At a meeting on Dec. 15, the Santa Barbara County Board of Supervisors discussed a report on cannabis compliance, enforcement, and taxation for the first quarter of the 2020-21 fiscal year. From July 1 to Sept. 30 of this year, the county received about $4.2 million in cannabis tax revenue, down slightly from the last quarter’s $5.5 million but up from other past quarters. 

“This represents a 50 percent increase over the taxes collected in the same quarter of the last fiscal year,” fiscal analyst Steven Yee said at the Dec. 15 meeting. 

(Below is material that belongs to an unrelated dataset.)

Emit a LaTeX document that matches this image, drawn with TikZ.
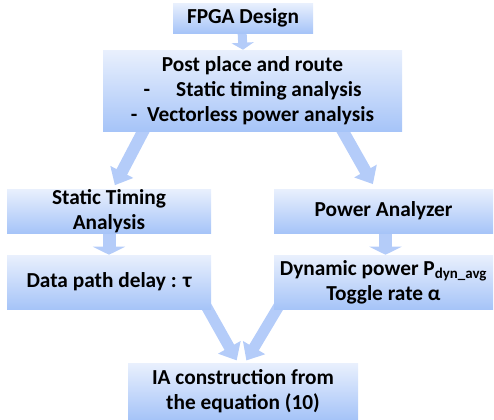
\documentclass[tikz,border=0pt]{standalone}
\usepackage{fontspec}
\setmainfont{Carlito}
\usetikzlibrary{arrows.meta,calc,backgrounds}
\definecolor{boxtop}{RGB}{233,240,253}
\definecolor{boxbot}{RGB}{166,196,248}
\definecolor{arrowblue}{RGB}{180,204,249}
\tikzset{
  boxnode/.style={top color=boxtop, bottom color=boxbot, inner sep=0pt, align=center,
    font=\fontsize{16}{18.75}\selectfont\bfseries},
  flowarrow/.style={draw=arrowblue, line width=9pt,
    -{Triangle[width=18.75pt,length=11.25pt]}},
  smallarrow/.style={draw=arrowblue, line width=9.75pt,
    -{Triangle[width=24pt,length=6pt]}}
}
\begin{document}
\begin{tikzpicture}[x=0.75pt,y=-0.75pt]
\useasboundingbox (0,0) rectangle (494,419);

\node[boxnode, minimum width=140*0.75pt, minimum height=30*0.75pt] (fpga) at (243,18) {FPGA Design};
\node[boxnode, minimum width=299*0.75pt, minimum height=81*0.75pt] (post) at (252.5,90.5)
  {Post place and route\\-\quad\ Static timing analysis\\-\ \ Vectorless power analysis};

\node[boxnode, minimum width=204*0.75pt, minimum height=44*0.75pt] (sta) at (109,211) {Static Timing\\Analysis};
\node[boxnode, minimum width=219*0.75pt, minimum height=44*0.75pt] (pa) at (383.5,211) {Power Analyzer};

\node[boxnode, minimum width=204*0.75pt, minimum height=54*0.75pt] (dpd) at (109,282) {Data path delay : τ};
\node[boxnode, minimum width=219*0.75pt, minimum height=54*0.75pt] (dyn) at (383.5,282)
  {Dynamic power P\textsubscript{dyn\_avg}\\Toggle rate α};

\node[boxnode, minimum width=230*0.75pt, minimum height=56*0.75pt] (ia) at (243,391)
  {IA construction from\\the equation (10)};

% arrows behind the boxes
\begin{scope}[on background layer]
\draw[draw=arrowblue, line width=6.75pt, -{Triangle[width=16.5pt,length=5.25pt]}]
  ($(fpga.south)+(-1,-3)$) -- (fpga.south |- post.north);
\draw[flowarrow, shorten >=3pt] ($(post.south west)+(42,-3)$) -- ($(sta.north)+(4,0)$);
\draw[flowarrow, shorten >=4pt] ($(post.south east)+(-61,-3)$) -- ($(pa.north)+(-8,0)$);
\draw[smallarrow] ($(sta.south)+(0,-3)$) -- (dpd.north);
\draw[smallarrow] ($(pa.south)+(2,-3)$) -- ($(dyn.north)+(2,0)$);
\draw[flowarrow, line width=8.25pt, shorten >=2pt] ($(dpd.south east)+(-5,-3)$) -- ($(ia.north)+(-5,0)$);
\draw[flowarrow, line width=8.25pt, shorten >=2pt] ($(dyn.south west)+(5,-3)$) -- ($(ia.north)+(2,0)$);
\end{scope}
\end{tikzpicture}
\end{document}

To date, according to the report, 209 applications for marijuana-related land use entitlements have been submitted to the county, 184 of which are still pending and 25 of which have been issued. In the first quarter of 2020-21, 47 operators submitted applications to obtain 80 cannabis business licenses throughout the county, and of those, 18 have been issued. 

But Yee said that cannabis cultivation acreage caps adopted by the board in the Carpentaria Ag Overlay—which maxes out at 186 acres—and other unincorporated areas of the county—capped at 1,575 acres—will make it impossible to accept all the pending cannabis land use applications as they are currently written. 

“I’d like to emphasize that through the first quarter, the proposed cultivation acreage associated with permit applications in the inland area total 2,743 acres, while the Carpentaria Ag Overlay acreage came in at 234 acres,” Yee said at the meeting. “This indicates that not all applicants will be able to reserve their acreage under the respective caps that your board has adopted.”

There are other issues to work out, too, county staff said at the meeting. Roughly 29 operators did not report cannabis tax data to the county in the first quarter, according to the report, and the county is still working to take appropriate action against those operators. County staff say the land use permitting and business licensing processes need to be better aligned, streamlined, and standardized, and 12 cultivation operations located within existing developed rural neighborhoods are still being phased out in accordance with a recently adopted and controversial ordinance. 

Odors wafting from cannabis grows into neighboring towns and the county’s inability to adequately handle such complaints also continue to be a major point of contention throughout the county, particularly in the Buellton area. 

“There are dozens and dozens of complaints that are never registered,” Marc Chytilo, an attorney for the Santa Barbara County Coalition for Responsible Cannabis said at the Dec. 15 meeting, “and applicants come to the Planning Commission saying that they’re free, which is not the case.”